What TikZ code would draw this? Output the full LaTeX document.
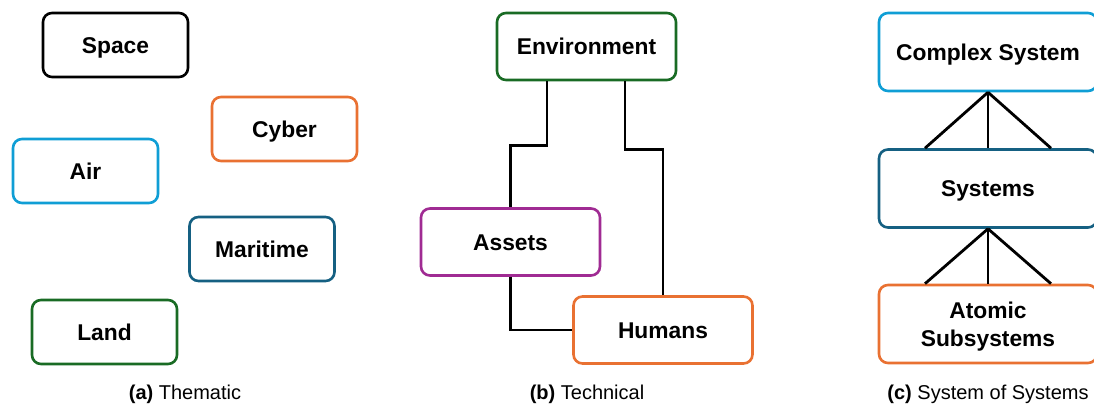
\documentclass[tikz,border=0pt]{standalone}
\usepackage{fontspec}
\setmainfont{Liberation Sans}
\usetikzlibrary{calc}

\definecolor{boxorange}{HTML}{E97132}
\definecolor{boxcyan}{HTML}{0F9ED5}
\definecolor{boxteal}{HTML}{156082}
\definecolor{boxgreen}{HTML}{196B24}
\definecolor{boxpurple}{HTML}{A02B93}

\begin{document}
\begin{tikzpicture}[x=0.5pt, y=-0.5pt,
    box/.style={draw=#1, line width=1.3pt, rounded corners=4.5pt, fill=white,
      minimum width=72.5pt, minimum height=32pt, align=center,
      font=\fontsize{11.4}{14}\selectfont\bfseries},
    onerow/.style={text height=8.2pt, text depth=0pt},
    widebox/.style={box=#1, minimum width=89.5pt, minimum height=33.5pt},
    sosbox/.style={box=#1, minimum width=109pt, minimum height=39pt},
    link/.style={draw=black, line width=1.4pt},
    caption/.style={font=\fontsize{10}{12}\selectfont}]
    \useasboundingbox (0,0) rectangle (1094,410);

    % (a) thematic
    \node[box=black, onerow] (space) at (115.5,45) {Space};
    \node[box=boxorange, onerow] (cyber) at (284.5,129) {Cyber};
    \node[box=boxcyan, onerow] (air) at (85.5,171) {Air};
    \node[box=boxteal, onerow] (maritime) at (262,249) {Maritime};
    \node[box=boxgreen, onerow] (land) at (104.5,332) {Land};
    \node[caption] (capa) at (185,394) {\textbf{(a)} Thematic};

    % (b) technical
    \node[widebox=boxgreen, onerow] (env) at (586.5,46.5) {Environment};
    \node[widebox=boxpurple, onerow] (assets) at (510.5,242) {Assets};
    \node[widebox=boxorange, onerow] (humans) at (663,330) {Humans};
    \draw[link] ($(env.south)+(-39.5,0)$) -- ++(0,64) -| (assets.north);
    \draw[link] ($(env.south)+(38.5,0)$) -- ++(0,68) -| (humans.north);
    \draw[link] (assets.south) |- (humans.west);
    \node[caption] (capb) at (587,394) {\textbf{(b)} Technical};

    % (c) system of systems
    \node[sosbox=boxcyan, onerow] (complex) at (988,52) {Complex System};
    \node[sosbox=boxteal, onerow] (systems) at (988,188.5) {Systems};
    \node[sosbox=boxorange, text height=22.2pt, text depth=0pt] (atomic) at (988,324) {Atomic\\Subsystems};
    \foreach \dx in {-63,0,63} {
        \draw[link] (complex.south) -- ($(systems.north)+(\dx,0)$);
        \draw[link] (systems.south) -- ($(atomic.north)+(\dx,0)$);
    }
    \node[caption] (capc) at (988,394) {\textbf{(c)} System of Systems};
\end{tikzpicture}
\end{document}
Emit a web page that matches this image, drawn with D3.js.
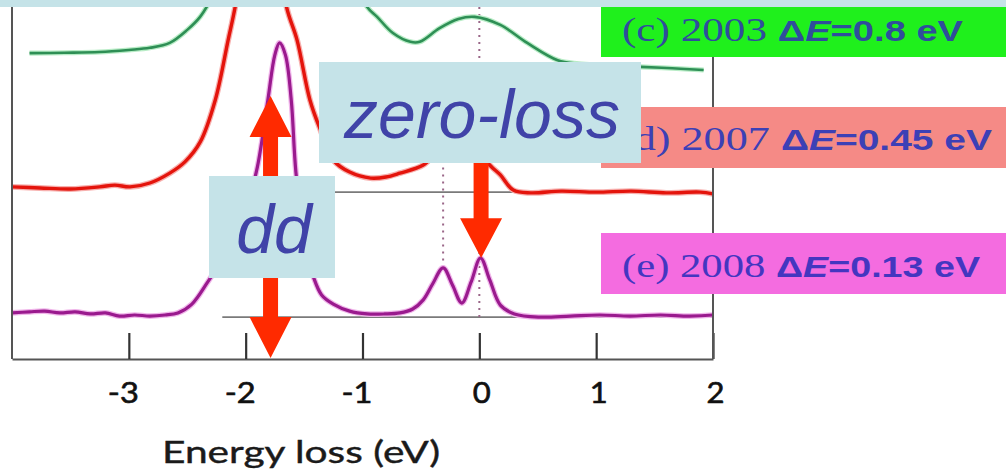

□ □ □ □ □ □ □

To do: Filter for "this". Return all lines that hold it.

Written solution:
What TikZ code would draw this? Output the full LaTeX document.
Emit a web page that matches this image, drawn with D3.js.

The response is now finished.